Father Daniel Pilario proposed to the Visitors of the Congregation of the Mission, gathered in Manila, a careful and analytical reflection on the phenomenon of migration, which concerns not only our era, but which also dates back to the early days of human history.

Population movements, due to poverty, wars, natural catastrophic events, and this time of ours, in which episodes of war, devastation, and political persecution are more serious, affect all the continents. The number of refugees has grown enormously.

Everyone is aware of the daily flight of Venezuelans to other Latin American countries and the sad events that concern the southern border of the United States, where migrants sometimes risk their lives to achieve their dream.

In Europe, the migration of peoples, mainly from Africa and Asia, is accompanied by growing xenophobic attitudes that sometimes result in episodes of gratuitous and unjustified violence. Some political parties, “riding the wave” of discontent, even through the massive use of social media, convey messages full of hatred to an increasingly numerous public.

If Saint Vincent were present today, would he remain a motionless spectator? In the presence of boats that sail the seas of hope, would he approve the government measures that promote the rejection of migrants?

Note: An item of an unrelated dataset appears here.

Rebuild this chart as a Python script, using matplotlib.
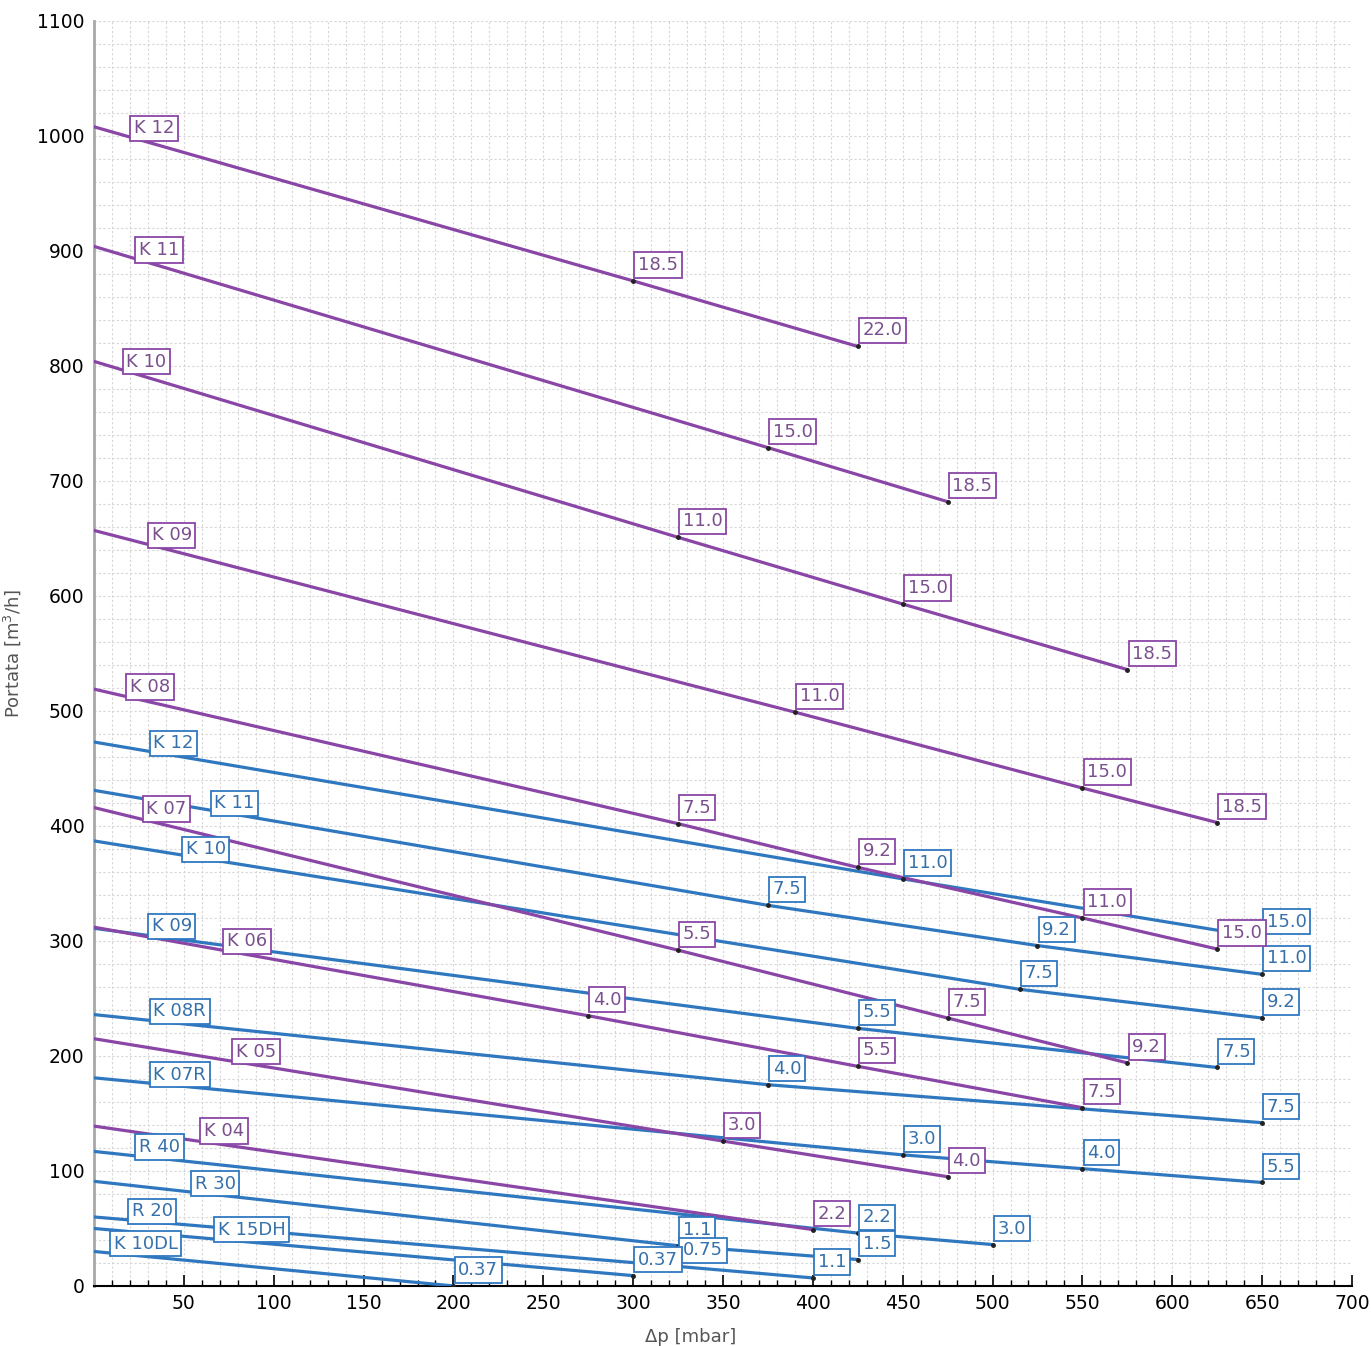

Saint Vincent knew the refugees who were fleeing the Lorraine region, where the carnage, looting, and massacres by French, Swedish, and mercenary armies had made those lands inhospitable. Because of this, people wandered and fled to avoid death. Our founder did not avoid the desperate cry of the poor, but felt that situation as a call from God to welcome, protect, and guard the refugees from Lorraine for whom thousands of meals a day were served at Saint-Lazare.

Saint Vincent, in our days, would be close to refugees to welcome them and love them in an affective and effective way and would run to represent their pain in the institutional centers that today, as then, seem deaf to the motives of the destitute.

Our choice is to “paddle upstream,” to once again conjugate the verbs of love aloud, choosing to love God with the strength of our arms and the sweat of our brows. It is, therefore, necessary to make our communities hospitable places, houses with open doors, spaces in which every person can feel at home and where the most fragile people have a concrete experience of the God of love. Following Christ the evangelizer of the poor today is also taking care of numerous groups of migrants as occurs in London, Dublin, and Vienna in the works of the confreres, and to open the doors to refugees as happens at the Samaritan Inn promoted by the confreres of Catania.

Paddling upstream is promoting a culture of tenderness in a context that today appears more fearful and violent. It is time, therefore, to announce, with competence, through the new means of communication, that Jesus, even today, chooses the least and the last to confound the strong and that the Church cannot but bear witness to the Gospel of Charity, even when circumstances make it seem like a “good thing.”

The courage and determination of Saint Vincent push us to be true disciples of Christ, evangelizer and servant of the poor.